- _Short task_:
Using the data beneath, show every line that includes the word "this".

- _Supplied entries_:
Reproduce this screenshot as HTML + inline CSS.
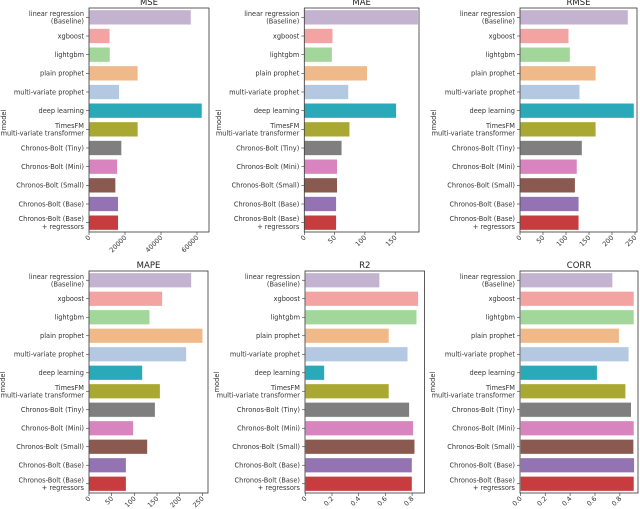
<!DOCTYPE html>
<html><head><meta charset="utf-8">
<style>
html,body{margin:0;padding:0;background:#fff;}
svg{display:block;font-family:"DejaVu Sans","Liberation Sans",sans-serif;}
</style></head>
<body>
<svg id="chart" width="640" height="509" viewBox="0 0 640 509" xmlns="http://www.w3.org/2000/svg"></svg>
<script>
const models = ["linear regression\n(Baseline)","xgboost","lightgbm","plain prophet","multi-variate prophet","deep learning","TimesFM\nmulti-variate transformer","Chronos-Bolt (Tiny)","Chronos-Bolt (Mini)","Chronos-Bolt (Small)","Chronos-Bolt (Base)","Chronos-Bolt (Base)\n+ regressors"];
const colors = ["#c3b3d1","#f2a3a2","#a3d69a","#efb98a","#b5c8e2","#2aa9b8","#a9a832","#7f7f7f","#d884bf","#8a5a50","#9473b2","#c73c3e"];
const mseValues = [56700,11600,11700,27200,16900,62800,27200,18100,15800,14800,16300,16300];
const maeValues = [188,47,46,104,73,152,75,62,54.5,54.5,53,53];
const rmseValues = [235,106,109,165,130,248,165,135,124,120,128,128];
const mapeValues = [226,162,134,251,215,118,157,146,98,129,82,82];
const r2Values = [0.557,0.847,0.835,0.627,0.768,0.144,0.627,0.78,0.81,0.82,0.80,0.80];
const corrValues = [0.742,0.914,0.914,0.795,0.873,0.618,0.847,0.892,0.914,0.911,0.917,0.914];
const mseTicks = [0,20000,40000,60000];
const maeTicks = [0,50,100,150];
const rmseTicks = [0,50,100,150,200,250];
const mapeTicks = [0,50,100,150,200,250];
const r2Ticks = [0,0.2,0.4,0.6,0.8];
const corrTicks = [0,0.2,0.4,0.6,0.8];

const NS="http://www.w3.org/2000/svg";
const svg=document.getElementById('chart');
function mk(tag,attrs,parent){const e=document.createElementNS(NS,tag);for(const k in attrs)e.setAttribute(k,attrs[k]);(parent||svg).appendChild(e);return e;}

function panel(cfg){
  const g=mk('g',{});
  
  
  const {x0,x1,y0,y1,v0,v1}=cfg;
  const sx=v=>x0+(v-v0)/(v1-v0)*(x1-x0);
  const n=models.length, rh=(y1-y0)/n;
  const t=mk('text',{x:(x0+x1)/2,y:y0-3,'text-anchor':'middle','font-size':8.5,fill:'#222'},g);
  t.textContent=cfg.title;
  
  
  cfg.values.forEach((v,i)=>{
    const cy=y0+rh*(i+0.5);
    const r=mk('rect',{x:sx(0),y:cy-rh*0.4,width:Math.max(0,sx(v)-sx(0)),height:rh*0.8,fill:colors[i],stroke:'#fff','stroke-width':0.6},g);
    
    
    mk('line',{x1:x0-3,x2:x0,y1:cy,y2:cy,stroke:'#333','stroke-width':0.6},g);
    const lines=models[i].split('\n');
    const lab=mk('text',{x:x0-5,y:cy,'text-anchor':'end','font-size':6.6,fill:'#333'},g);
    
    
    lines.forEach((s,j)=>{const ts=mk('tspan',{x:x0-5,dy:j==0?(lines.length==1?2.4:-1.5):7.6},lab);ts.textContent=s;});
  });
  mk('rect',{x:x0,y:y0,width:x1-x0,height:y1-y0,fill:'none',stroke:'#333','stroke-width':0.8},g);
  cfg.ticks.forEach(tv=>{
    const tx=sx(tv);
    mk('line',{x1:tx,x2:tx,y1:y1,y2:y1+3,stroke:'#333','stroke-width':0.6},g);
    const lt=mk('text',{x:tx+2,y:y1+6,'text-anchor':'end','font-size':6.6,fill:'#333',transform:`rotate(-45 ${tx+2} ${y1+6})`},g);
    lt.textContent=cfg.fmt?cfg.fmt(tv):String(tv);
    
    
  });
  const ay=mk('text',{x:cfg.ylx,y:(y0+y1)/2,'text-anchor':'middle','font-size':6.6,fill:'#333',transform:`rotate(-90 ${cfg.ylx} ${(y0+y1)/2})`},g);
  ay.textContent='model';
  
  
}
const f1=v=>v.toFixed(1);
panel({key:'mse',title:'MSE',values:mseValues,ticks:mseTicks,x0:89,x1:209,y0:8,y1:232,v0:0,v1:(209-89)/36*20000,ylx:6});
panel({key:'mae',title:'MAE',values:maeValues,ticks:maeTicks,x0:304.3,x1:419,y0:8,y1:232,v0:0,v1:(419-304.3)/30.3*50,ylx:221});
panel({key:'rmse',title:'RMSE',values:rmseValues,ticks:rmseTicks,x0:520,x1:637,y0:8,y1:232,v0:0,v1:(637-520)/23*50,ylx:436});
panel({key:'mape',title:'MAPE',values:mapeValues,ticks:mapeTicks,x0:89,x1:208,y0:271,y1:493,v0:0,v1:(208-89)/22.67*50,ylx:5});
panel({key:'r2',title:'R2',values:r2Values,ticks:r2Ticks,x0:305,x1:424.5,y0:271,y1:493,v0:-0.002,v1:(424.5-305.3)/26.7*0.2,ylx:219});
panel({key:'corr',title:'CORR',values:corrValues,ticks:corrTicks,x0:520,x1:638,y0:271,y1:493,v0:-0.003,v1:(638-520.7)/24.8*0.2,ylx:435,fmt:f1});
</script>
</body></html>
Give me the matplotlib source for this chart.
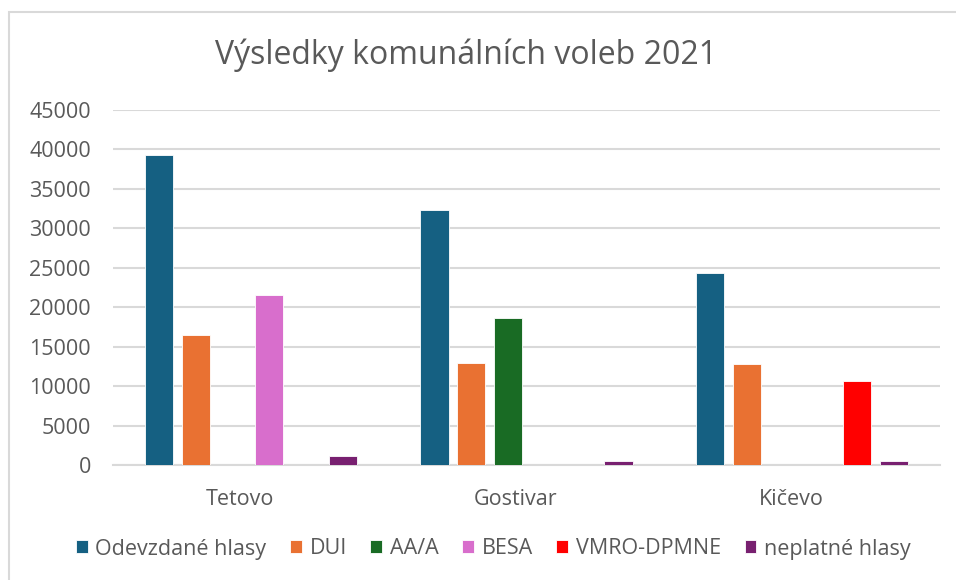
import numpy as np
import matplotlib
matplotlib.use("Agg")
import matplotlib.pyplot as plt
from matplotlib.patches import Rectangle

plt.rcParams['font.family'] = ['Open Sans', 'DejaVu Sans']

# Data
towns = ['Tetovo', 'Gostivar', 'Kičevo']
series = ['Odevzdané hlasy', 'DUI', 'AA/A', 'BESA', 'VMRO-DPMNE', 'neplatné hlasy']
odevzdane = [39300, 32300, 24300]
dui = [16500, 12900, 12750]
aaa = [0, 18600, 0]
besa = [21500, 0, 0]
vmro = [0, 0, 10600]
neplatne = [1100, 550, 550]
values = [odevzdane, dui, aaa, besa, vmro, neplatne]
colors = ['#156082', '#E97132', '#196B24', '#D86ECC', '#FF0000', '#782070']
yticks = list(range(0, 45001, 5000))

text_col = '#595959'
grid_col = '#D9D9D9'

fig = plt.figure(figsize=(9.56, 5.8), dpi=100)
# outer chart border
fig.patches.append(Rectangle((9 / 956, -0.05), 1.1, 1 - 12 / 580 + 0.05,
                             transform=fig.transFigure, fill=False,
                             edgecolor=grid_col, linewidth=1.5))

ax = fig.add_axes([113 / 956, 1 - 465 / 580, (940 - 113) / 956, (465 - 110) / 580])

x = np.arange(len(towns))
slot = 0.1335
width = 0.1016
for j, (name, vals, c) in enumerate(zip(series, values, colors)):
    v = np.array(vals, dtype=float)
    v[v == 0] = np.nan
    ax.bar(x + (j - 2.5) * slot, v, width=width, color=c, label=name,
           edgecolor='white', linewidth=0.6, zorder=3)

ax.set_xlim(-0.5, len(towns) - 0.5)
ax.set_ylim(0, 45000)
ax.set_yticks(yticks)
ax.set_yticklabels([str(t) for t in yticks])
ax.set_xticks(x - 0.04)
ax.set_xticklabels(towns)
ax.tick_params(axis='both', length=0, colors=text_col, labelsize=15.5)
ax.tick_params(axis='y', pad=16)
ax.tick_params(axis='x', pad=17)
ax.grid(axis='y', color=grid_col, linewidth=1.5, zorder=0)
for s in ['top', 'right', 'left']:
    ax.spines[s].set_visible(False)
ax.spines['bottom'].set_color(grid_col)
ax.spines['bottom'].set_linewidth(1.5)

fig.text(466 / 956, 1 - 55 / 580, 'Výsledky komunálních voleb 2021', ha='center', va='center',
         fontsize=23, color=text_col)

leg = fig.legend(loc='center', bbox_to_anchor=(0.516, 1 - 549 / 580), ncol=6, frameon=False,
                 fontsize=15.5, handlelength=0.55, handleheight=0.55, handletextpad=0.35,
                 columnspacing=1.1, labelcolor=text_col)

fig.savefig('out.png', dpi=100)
...
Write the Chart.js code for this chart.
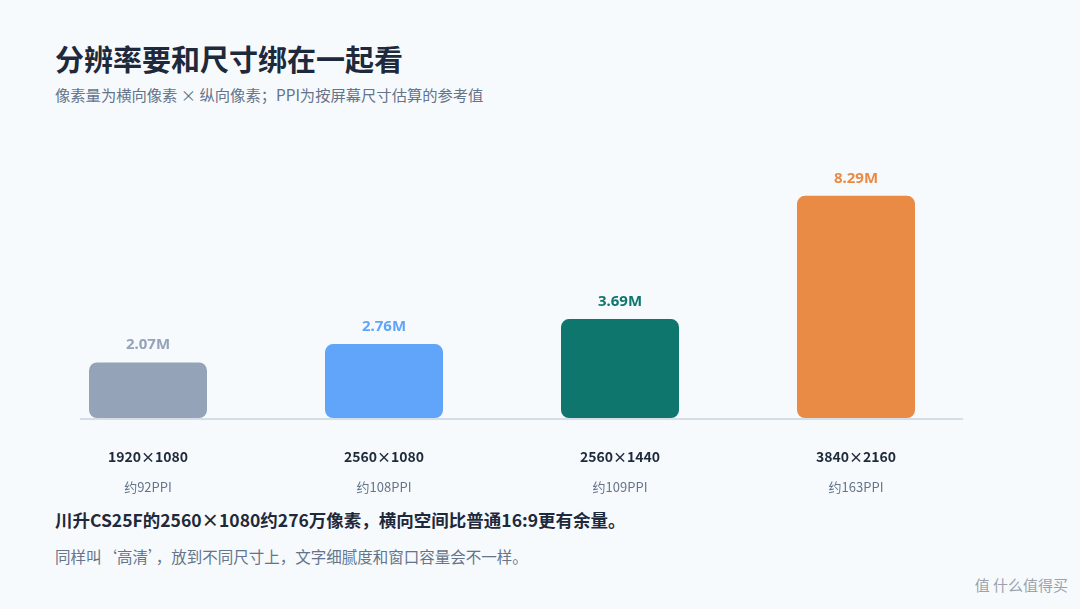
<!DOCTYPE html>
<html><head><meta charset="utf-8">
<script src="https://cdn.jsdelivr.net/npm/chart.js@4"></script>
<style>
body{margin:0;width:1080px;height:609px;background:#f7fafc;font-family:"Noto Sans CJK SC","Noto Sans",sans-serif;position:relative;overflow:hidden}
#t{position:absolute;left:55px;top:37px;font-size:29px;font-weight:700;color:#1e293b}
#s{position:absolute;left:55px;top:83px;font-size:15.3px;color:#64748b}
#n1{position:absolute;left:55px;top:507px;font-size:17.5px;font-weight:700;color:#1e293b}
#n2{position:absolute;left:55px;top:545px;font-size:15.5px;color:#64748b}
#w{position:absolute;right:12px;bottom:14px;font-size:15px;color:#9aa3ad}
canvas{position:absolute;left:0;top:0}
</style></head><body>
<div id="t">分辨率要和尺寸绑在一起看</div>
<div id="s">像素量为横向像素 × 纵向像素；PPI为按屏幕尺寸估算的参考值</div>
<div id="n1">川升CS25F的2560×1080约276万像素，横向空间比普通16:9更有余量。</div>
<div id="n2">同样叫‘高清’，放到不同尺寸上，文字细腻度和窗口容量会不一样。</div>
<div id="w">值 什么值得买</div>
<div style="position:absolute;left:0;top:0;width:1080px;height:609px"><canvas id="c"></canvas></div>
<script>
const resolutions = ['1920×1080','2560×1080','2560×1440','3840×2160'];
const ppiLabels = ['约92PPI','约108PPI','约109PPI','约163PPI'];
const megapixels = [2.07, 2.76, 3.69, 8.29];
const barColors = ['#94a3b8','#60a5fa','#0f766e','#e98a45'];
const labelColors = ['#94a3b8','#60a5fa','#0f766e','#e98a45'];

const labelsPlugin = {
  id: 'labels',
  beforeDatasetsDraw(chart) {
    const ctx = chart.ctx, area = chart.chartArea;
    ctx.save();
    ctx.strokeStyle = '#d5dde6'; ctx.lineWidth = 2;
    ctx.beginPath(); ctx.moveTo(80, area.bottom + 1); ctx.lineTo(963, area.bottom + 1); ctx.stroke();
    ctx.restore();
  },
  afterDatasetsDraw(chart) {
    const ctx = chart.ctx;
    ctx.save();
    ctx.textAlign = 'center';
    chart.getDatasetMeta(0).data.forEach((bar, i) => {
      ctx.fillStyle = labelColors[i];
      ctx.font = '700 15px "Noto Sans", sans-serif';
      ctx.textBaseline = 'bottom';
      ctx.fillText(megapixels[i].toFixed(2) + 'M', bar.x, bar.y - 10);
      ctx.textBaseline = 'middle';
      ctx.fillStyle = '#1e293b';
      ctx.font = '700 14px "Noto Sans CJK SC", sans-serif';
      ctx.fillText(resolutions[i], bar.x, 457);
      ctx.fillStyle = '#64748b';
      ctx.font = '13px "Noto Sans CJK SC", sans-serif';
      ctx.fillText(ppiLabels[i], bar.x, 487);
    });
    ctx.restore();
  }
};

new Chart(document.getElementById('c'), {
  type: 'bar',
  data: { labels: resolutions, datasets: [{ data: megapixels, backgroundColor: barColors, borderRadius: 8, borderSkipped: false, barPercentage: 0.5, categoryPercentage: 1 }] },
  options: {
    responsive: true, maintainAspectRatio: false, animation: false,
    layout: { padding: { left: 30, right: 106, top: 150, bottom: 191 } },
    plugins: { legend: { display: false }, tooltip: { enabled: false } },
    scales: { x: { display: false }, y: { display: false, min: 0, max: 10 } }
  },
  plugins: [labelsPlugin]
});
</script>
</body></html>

- _The completed task_:
Reproduce this screenshot as HTML + inline CSS.
Give me the matplotlib source for this chart.
Write the Chart.js code for this chart.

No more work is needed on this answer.